:: Written task ::
Reproduce, exactly and in full, the lines from the one with "Give me the TikZ source for this diagram." through the one with "(wLine) at (556.5,227)" in the data below; drop pictures.
*** Task data
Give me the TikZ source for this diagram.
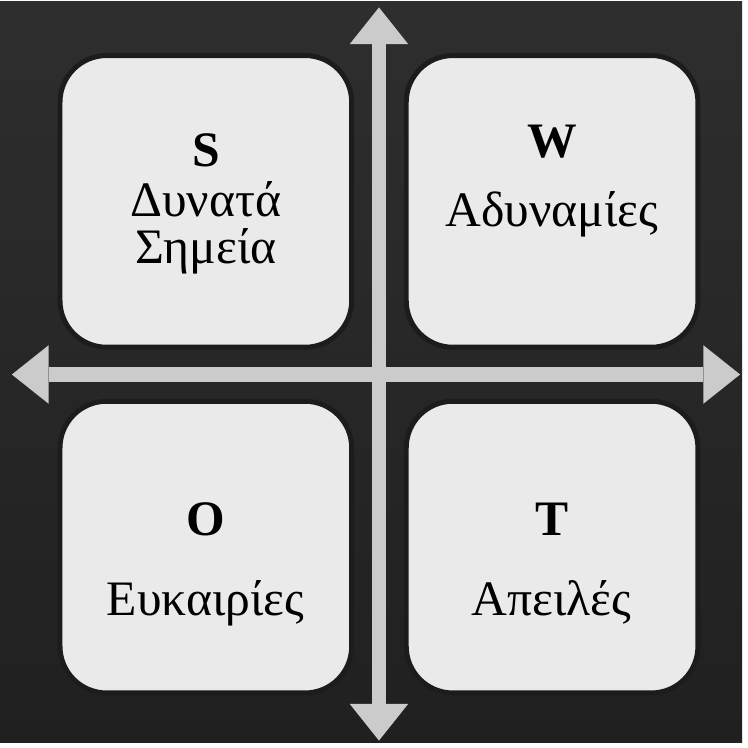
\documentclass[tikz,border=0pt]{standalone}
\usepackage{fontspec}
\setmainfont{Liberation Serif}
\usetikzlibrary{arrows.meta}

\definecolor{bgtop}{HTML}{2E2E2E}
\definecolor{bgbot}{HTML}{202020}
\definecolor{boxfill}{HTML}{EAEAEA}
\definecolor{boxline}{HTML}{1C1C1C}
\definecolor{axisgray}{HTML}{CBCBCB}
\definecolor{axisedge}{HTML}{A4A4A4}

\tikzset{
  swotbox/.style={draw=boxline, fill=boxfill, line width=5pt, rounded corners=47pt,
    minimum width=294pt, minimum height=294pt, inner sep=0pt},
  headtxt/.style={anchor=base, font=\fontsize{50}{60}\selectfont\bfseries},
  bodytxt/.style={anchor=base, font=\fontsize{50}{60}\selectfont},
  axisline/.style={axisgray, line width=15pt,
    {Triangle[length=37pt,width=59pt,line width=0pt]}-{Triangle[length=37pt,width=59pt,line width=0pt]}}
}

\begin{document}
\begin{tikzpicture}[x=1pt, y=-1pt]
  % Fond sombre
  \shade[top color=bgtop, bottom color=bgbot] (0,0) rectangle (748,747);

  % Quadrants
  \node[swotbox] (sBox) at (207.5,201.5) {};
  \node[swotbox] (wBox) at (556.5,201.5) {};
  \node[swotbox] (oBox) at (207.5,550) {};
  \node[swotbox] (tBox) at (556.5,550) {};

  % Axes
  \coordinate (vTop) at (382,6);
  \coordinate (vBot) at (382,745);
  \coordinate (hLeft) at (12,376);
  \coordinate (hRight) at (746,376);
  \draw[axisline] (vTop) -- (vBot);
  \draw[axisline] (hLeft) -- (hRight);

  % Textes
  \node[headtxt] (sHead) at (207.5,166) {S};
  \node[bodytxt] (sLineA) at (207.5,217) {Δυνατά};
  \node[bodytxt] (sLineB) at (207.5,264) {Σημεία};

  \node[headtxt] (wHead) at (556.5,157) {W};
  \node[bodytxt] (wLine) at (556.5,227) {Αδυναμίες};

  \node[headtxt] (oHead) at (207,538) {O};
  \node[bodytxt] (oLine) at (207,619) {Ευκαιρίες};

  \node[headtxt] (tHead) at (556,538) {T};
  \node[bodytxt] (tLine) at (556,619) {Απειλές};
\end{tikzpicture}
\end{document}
******
*** Task data
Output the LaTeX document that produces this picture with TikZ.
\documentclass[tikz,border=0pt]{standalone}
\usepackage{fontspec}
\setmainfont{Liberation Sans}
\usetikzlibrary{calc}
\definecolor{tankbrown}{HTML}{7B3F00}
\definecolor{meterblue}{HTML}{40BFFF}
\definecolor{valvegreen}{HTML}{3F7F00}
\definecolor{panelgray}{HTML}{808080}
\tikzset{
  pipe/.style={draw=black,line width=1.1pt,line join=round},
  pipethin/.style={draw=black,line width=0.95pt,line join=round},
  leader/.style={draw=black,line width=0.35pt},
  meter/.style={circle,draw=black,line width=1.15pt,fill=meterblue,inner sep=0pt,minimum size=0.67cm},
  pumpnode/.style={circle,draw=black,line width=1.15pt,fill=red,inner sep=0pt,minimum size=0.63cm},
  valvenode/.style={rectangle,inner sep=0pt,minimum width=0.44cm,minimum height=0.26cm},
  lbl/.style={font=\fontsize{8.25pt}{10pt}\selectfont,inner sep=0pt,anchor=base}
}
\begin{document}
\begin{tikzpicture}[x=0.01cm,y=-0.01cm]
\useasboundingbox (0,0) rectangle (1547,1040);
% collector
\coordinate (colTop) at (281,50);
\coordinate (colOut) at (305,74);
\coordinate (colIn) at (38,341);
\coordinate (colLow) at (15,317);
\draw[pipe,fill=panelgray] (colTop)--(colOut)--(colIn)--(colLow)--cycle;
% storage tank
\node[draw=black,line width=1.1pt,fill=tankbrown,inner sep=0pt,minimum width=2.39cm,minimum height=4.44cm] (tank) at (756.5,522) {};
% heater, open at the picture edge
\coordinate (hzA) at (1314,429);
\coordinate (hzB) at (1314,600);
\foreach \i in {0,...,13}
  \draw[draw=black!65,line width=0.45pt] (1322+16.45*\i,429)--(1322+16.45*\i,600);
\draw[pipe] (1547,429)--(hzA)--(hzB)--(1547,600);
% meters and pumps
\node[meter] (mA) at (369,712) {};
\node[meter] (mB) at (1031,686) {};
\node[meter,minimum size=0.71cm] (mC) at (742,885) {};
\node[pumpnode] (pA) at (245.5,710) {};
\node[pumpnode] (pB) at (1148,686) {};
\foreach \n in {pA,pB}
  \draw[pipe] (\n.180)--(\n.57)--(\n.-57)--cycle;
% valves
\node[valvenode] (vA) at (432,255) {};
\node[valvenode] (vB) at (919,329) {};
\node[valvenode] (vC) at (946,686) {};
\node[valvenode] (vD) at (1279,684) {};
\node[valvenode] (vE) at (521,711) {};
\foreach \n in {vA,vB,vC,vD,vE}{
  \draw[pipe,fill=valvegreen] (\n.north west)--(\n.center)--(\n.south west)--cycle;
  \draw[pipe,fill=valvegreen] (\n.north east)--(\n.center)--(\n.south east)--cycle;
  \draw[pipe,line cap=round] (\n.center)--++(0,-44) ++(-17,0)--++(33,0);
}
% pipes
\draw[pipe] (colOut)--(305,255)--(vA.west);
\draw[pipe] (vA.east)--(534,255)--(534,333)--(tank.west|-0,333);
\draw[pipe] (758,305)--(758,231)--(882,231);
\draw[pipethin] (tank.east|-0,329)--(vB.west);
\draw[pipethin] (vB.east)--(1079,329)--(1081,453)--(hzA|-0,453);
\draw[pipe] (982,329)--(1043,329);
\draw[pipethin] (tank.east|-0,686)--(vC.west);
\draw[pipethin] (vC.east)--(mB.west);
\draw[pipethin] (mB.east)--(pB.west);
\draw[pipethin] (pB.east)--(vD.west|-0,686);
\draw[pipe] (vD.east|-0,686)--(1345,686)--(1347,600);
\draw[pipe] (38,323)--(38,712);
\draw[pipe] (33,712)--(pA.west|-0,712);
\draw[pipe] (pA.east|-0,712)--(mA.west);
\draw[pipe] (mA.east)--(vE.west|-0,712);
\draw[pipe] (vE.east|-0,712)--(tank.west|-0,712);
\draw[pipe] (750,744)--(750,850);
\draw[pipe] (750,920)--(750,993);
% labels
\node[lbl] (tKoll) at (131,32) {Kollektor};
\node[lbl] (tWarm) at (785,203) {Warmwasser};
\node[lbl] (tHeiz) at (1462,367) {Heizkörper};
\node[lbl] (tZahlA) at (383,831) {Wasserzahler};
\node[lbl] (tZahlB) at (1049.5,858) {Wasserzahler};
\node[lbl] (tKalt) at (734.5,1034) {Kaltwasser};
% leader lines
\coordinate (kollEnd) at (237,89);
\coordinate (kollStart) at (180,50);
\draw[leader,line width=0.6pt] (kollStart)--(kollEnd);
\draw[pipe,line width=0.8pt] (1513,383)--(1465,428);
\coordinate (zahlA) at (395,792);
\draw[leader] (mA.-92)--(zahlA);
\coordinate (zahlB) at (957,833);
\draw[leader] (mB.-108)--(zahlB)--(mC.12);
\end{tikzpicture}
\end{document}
******
*** Task data
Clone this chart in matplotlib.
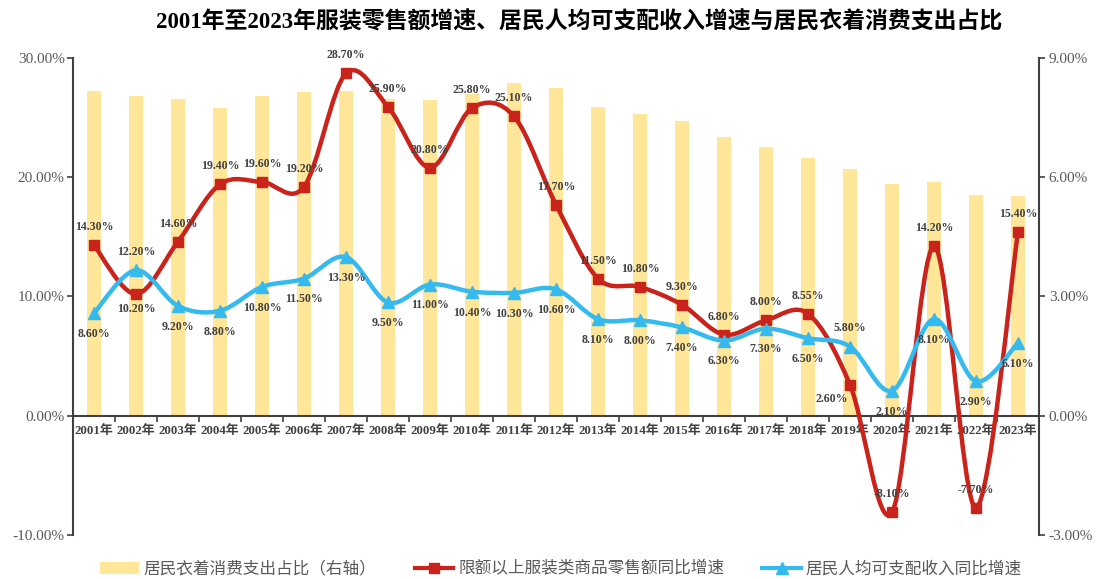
******
:: Written response ::
Give me the TikZ source for this diagram.
\documentclass[tikz,border=0pt]{standalone}
\usepackage{fontspec}
\setmainfont{Liberation Serif}
\usetikzlibrary{arrows.meta}

\definecolor{bgtop}{HTML}{2E2E2E}
\definecolor{bgbot}{HTML}{202020}
\definecolor{boxfill}{HTML}{EAEAEA}
\definecolor{boxline}{HTML}{1C1C1C}
\definecolor{axisgray}{HTML}{CBCBCB}
\definecolor{axisedge}{HTML}{A4A4A4}

\tikzset{
  swotbox/.style={draw=boxline, fill=boxfill, line width=5pt, rounded corners=47pt,
    minimum width=294pt, minimum height=294pt, inner sep=0pt},
  headtxt/.style={anchor=base, font=\fontsize{50}{60}\selectfont\bfseries},
  bodytxt/.style={anchor=base, font=\fontsize{50}{60}\selectfont},
  axisline/.style={axisgray, line width=15pt,
    {Triangle[length=37pt,width=59pt,line width=0pt]}-{Triangle[length=37pt,width=59pt,line width=0pt]}}
}

\begin{document}
\begin{tikzpicture}[x=1pt, y=-1pt]
  % Fond sombre
  \shade[top color=bgtop, bottom color=bgbot] (0,0) rectangle (748,747);

  % Quadrants
  \node[swotbox] (sBox) at (207.5,201.5) {};
  \node[swotbox] (wBox) at (556.5,201.5) {};
  \node[swotbox] (oBox) at (207.5,550) {};
  \node[swotbox] (tBox) at (556.5,550) {};

  % Axes
  \coordinate (vTop) at (382,6);
  \coordinate (vBot) at (382,745);
  \coordinate (hLeft) at (12,376);
  \coordinate (hRight) at (746,376);
  \draw[axisline] (vTop) -- (vBot);
  \draw[axisline] (hLeft) -- (hRight);

  % Textes
  \node[headtxt] (sHead) at (207.5,166) {S};
  \node[bodytxt] (sLineA) at (207.5,217) {Δυνατά};
  \node[bodytxt] (sLineB) at (207.5,264) {Σημεία};

  \node[headtxt] (wHead) at (556.5,157) {W};
  \node[bodytxt] (wLine) at (556.5,227) {Αδυναμίες};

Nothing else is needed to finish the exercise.